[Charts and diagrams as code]
⁂

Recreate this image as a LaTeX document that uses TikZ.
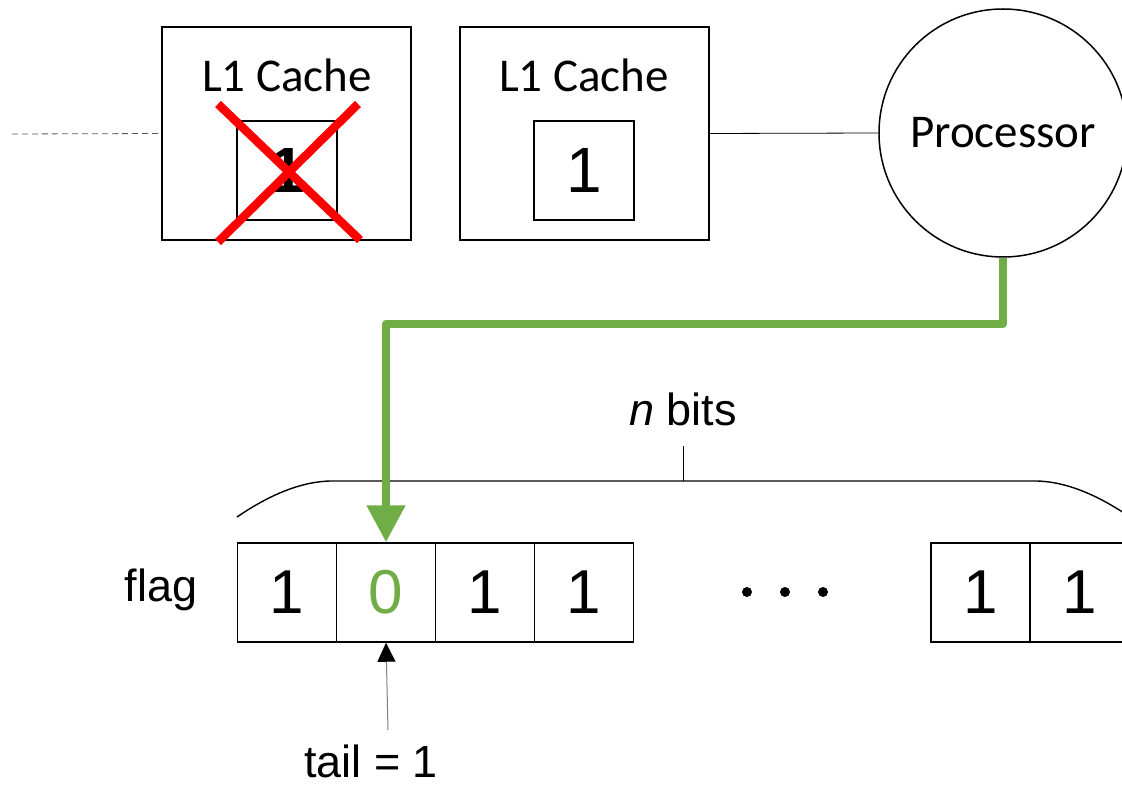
\documentclass[tikz,border=0pt]{standalone}
\usepackage{fontspec}
\setmainfont{Liberation Sans}
\newfontfamily\calibrifont{Carlito}
\usetikzlibrary{arrows.meta}
\definecolor{accgreen}{RGB}{112,173,71}
\definecolor{crossred}{RGB}{255,0,0}

\begin{document}
\begin{tikzpicture}[x=1pt,y=-1pt,
  cachebox/.style={draw, line width=1.6pt, minimum width=249pt, minimum height=213pt, inner sep=0pt},
  slot/.style={draw, line width=1.6pt, minimum width=100pt, minimum height=99pt, inner sep=0pt,
    font=\fontsize{64}{64}\selectfont},
  cell/.style={draw, line width=1.5pt, minimum width=99pt, minimum height=99pt, inner sep=0pt,
    font=\fontsize{62}{62}\selectfont},
  lbl/.style={font=\fontsize{45}{45}\selectfont, inner sep=0pt},
  clbl/.style={font=\calibrifont\fontsize{47}{47}\selectfont, inner sep=0pt},
  thin/.style={line width=0.8pt}]
\useasboundingbox (0,0) rectangle (1122,786);

% caches
\node[cachebox] (cacheA) at (286.5,133.5) {};
\node[cachebox] (cacheB) at (584.5,133.5) {};
\node[clbl, anchor=base] (titleA) at (287,92) {L1 Cache};
\node[clbl, anchor=base] (titleB) at (584,92) {L1 Cache};
\node[slot] (slotA) at (287,170.5) {\textbf{1}};
\node[slot] (slotB) at (584,170.5) {1};

% invalidated copy
\draw[crossred, line width=8.5pt] (218,104) -- (360,240);
\draw[crossred, line width=8.5pt] (358,104) -- (218,242);

% processor
\node[circle, draw, line width=1.5pt, minimum size=248pt, inner sep=0pt] (proc) at (1003,133) {};
\node[clbl, anchor=base] (proclbl) at (1003,148) {Processor};

% links
\coordinate (busend) at (12,134);
\draw[thin, dashed, dash pattern=on 6pt off 4pt, gray!70!black] (busend) -- (cacheA.west);
\draw[thin] (cacheB.east) -- (proc.west);

% flag array
\node[cell] (c1) at (287,592.5) {1};
\node[cell] (c2) at (386,592.5) {\textcolor{accgreen}{0}};
\node[cell] (c3) at (485,592.5) {1};
\node[cell] (c4) at (584,592.5) {1};
\node[cell] (c5) at (980.5,592.5) {1};
\node[cell] (c6) at (1079.5,592.5) {1};
\node[lbl] (flaglbl) at (161,590) {flag};
\foreach \dx in {747,785,823} \fill (\dx,592) circle (5pt);

% brace over the n bits
\draw[line width=1.4pt] (237,517) .. controls (262,500) and (295,482) .. (330,481)
  -- (1037,481) .. controls (1072,482) and (1105,500) .. (1130,517);
\coordinate (bracetip) at (683.5,481);
\coordinate (bracetop) at (683.5,446);
\draw[line width=1.4pt] (bracetip) -- (bracetop);
\node[lbl, anchor=base] (nbits) at (683,425) {\textit{n} bits};

% processor writes the flag
\draw[accgreen, line width=8pt, line join=round,
  -{Triangle[width=37pt, length=37pt]}] (proc.south) -- ++(0,66) -| (c2.north);

% tail pointer
\coordinate (tailfoot) at (388,730);
\draw[gray, line width=1pt, -{Triangle[width=18pt, length=19pt, black]}] (tailfoot) -- (c2.south);
\node[lbl, anchor=base] (taillbl) at (371,777) {tail = 1};
\end{tikzpicture}
\end{document}
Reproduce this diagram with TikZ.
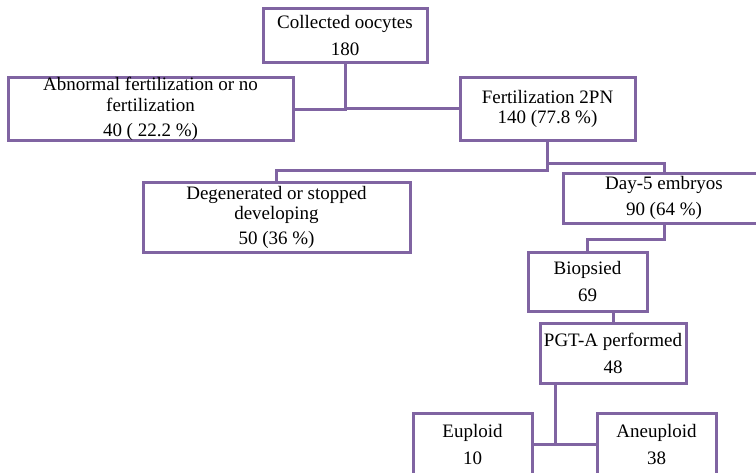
\documentclass[tikz,border=0pt]{standalone}
\usepackage{fontspec}
\setmainfont{Liberation Serif}
\usepackage{xcolor}

\begin{document}
\begin{tikzpicture}[x=1pt,y=-1pt,line cap=rect]
\definecolor{custcol_purple}{RGB}{128, 100, 162}
\tikzset{
  flowbox/.style={draw=custcol_purple, line width=3.0pt, fill=white, inner sep=0pt,
    align=center, font=\fontsize{19pt}{21pt}\selectfont},
  flowline/.style={draw=custcol_purple, line width=3.0pt, line cap=butt}
}
\useasboundingbox (0.0,0.0) rectangle (756.0,472.0);
\clip (0.0,0.0) rectangle (756.0,472.0);
% boxes, top to bottom
\node[flowbox, minimum width=164.0pt, minimum height=54.0pt] (oocytes) at (345.0,35.0) {Collected oocytes\\[6pt]180};
\node[flowbox, minimum width=285.0pt, minimum height=62.0pt] (abnormal) at (150.5,109.0) {Abnormal fertilization or no\\fertilization\\[4pt]40 ( 22.2 \%)};
\node[flowbox, minimum width=175.0pt, minimum height=63.0pt] (fert2pn) at (547.5,108.5) {Fertilization 2PN\\[-1pt]140 (77.8 \%)};
\node[flowbox, minimum width=267.0pt, minimum height=70.0pt] (degen) at (276.5,217.0) {Degenerated or stopped\\[-1pt]developing\\[4pt]50 (36 \%)};
\node[flowbox, minimum width=202.0pt, minimum height=50.0pt] (day5) at (664.0,198.0) {Day-5 embryos\\[5pt]90 (64 \%)};
\node[flowbox, minimum width=119.0pt, minimum height=59.0pt] (biopsied) at (587.5,281.5) {Biopsied\\[6pt]69};
\node[flowbox, minimum width=146.0pt, minimum height=60.0pt] (pgta) at (613.0,353.0) {PGT-A performed\\[6pt]48};
\node[flowbox, minimum width=119.0pt, minimum height=62.0pt] (euploid) at (472.5,444.0) {Euploid\\[6pt]10};
\node[flowbox, minimum width=119.0pt, minimum height=62.0pt] (aneuploid) at (656.5,444.0) {Aneuploid\\[6pt]38};
\coordinate (split) at (555.0,444.0);
% connectors
\draw[flowline] (oocytes.south) |- (abnormal.east);
\draw[flowline] (oocytes.south) |- (fert2pn.west);
\draw[flowline] (fert2pn.south) -- ++(0,29.0) -| (degen.north);
\draw[flowline] (fert2pn.south) -- ++(0,22.0) -| (day5.north);
\draw[flowline] (day5.south) -- ++(0,15.0) -| (biopsied.north);
\draw[flowline] (pgta.north) -- (pgta.north |- biopsied.south);
\draw[flowline] (euploid.east) -- (aneuploid.west);
\draw[flowline] (split) -- (split |- pgta.south);
\end{tikzpicture}
\end{document}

⁂

Requirement: Restate each entry word for word, please, but drop any images it holds.

Completed exercise:
Recreate this image as a LaTeX document that uses TikZ.
\documentclass[tikz,border=0pt]{standalone}
\usepackage{fontspec}
\setmainfont{Liberation Sans}
\newfontfamily\calibrifont{Carlito}
\usetikzlibrary{arrows.meta}
\definecolor{accgreen}{RGB}{112,173,71}
\definecolor{crossred}{RGB}{255,0,0}

\begin{document}
\begin{tikzpicture}[x=1pt,y=-1pt,
  cachebox/.style={draw, line width=1.6pt, minimum width=249pt, minimum height=213pt, inner sep=0pt},
  slot/.style={draw, line width=1.6pt, minimum width=100pt, minimum height=99pt, inner sep=0pt,
    font=\fontsize{64}{64}\selectfont},
  cell/.style={draw, line width=1.5pt, minimum width=99pt, minimum height=99pt, inner sep=0pt,
    font=\fontsize{62}{62}\selectfont},
  lbl/.style={font=\fontsize{45}{45}\selectfont, inner sep=0pt},
  clbl/.style={font=\calibrifont\fontsize{47}{47}\selectfont, inner sep=0pt},
  thin/.style={line width=0.8pt}]
\useasboundingbox (0,0) rectangle (1122,786);

% caches
\node[cachebox] (cacheA) at (286.5,133.5) {};
\node[cachebox] (cacheB) at (584.5,133.5) {};
\node[clbl, anchor=base] (titleA) at (287,92) {L1 Cache};
\node[clbl, anchor=base] (titleB) at (584,92) {L1 Cache};
\node[slot] (slotA) at (287,170.5) {\textbf{1}};
\node[slot] (slotB) at (584,170.5) {1};

% invalidated copy
\draw[crossred, line width=8.5pt] (218,104) -- (360,240);
\draw[crossred, line width=8.5pt] (358,104) -- (218,242);

% processor
\node[circle, draw, line width=1.5pt, minimum size=248pt, inner sep=0pt] (proc) at (1003,133) {};
\node[clbl, anchor=base] (proclbl) at (1003,148) {Processor};

% links
\coordinate (busend) at (12,134);
\draw[thin, dashed, dash pattern=on 6pt off 4pt, gray!70!black] (busend) -- (cacheA.west);
\draw[thin] (cacheB.east) -- (proc.west);

% flag array
\node[cell] (c1) at (287,592.5) {1};
\node[cell] (c2) at (386,592.5) {\textcolor{accgreen}{0}};
\node[cell] (c3) at (485,592.5) {1};
\node[cell] (c4) at (584,592.5) {1};
\node[cell] (c5) at (980.5,592.5) {1};
\node[cell] (c6) at (1079.5,592.5) {1};
\node[lbl] (flaglbl) at (161,590) {flag};
\foreach \dx in {747,785,823} \fill (\dx,592) circle (5pt);

% brace over the n bits
\draw[line width=1.4pt] (237,517) .. controls (262,500) and (295,482) .. (330,481)
  -- (1037,481) .. controls (1072,482) and (1105,500) .. (1130,517);
\coordinate (bracetip) at (683.5,481);
\coordinate (bracetop) at (683.5,446);
\draw[line width=1.4pt] (bracetip) -- (bracetop);
\node[lbl, anchor=base] (nbits) at (683,425) {\textit{n} bits};

% processor writes the flag
\draw[accgreen, line width=8pt, line join=round,
  -{Triangle[width=37pt, length=37pt]}] (proc.south) -- ++(0,66) -| (c2.north);

% tail pointer
\coordinate (tailfoot) at (388,730);
\draw[gray, line width=1pt, -{Triangle[width=18pt, length=19pt, black]}] (tailfoot) -- (c2.south);
\node[lbl, anchor=base] (taillbl) at (371,777) {tail = 1};
\end{tikzpicture}
\end{document}
Reproduce this diagram with TikZ.
\documentclass[tikz,border=0pt]{standalone}
\usepackage{fontspec}
\setmainfont{Liberation Serif}
\usepackage{xcolor}

\begin{document}
\begin{tikzpicture}[x=1pt,y=-1pt,line cap=rect]
\definecolor{custcol_purple}{RGB}{128, 100, 162}
\tikzset{
  flowbox/.style={draw=custcol_purple, line width=3.0pt, fill=white, inner sep=0pt,
    align=center, font=\fontsize{19pt}{21pt}\selectfont},
  flowline/.style={draw=custcol_purple, line width=3.0pt, line cap=butt}
}
\useasboundingbox (0.0,0.0) rectangle (756.0,472.0);
\clip (0.0,0.0) rectangle (756.0,472.0);
% boxes, top to bottom
\node[flowbox, minimum width=164.0pt, minimum height=54.0pt] (oocytes) at (345.0,35.0) {Collected oocytes\\[6pt]180};
\node[flowbox, minimum width=285.0pt, minimum height=62.0pt] (abnormal) at (150.5,109.0) {Abnormal fertilization or no\\fertilization\\[4pt]40 ( 22.2 \%)};
\node[flowbox, minimum width=175.0pt, minimum height=63.0pt] (fert2pn) at (547.5,108.5) {Fertilization 2PN\\[-1pt]140 (77.8 \%)};
\node[flowbox, minimum width=267.0pt, minimum height=70.0pt] (degen) at (276.5,217.0) {Degenerated or stopped\\[-1pt]developing\\[4pt]50 (36 \%)};
\node[flowbox, minimum width=202.0pt, minimum height=50.0pt] (day5) at (664.0,198.0) {Day-5 embryos\\[5pt]90 (64 \%)};
\node[flowbox, minimum width=119.0pt, minimum height=59.0pt] (biopsied) at (587.5,281.5) {Biopsied\\[6pt]69};
\node[flowbox, minimum width=146.0pt, minimum height=60.0pt] (pgta) at (613.0,353.0) {PGT-A performed\\[6pt]48};
\node[flowbox, minimum width=119.0pt, minimum height=62.0pt] (euploid) at (472.5,444.0) {Euploid\\[6pt]10};
\node[flowbox, minimum width=119.0pt, minimum height=62.0pt] (aneuploid) at (656.5,444.0) {Aneuploid\\[6pt]38};
\coordinate (split) at (555.0,444.0);
% connectors
\draw[flowline] (oocytes.south) |- (abnormal.east);
\draw[flowline] (oocytes.south) |- (fert2pn.west);
\draw[flowline] (fert2pn.south) -- ++(0,29.0) -| (degen.north);
\draw[flowline] (fert2pn.south) -- ++(0,22.0) -| (day5.north);
\draw[flowline] (day5.south) -- ++(0,15.0) -| (biopsied.north);
\draw[flowline] (pgta.north) -- (pgta.north |- biopsied.south);
\draw[flowline] (euploid.east) -- (aneuploid.west);
\draw[flowline] (split) -- (split |- pgta.south);
\end{tikzpicture}
\end{document}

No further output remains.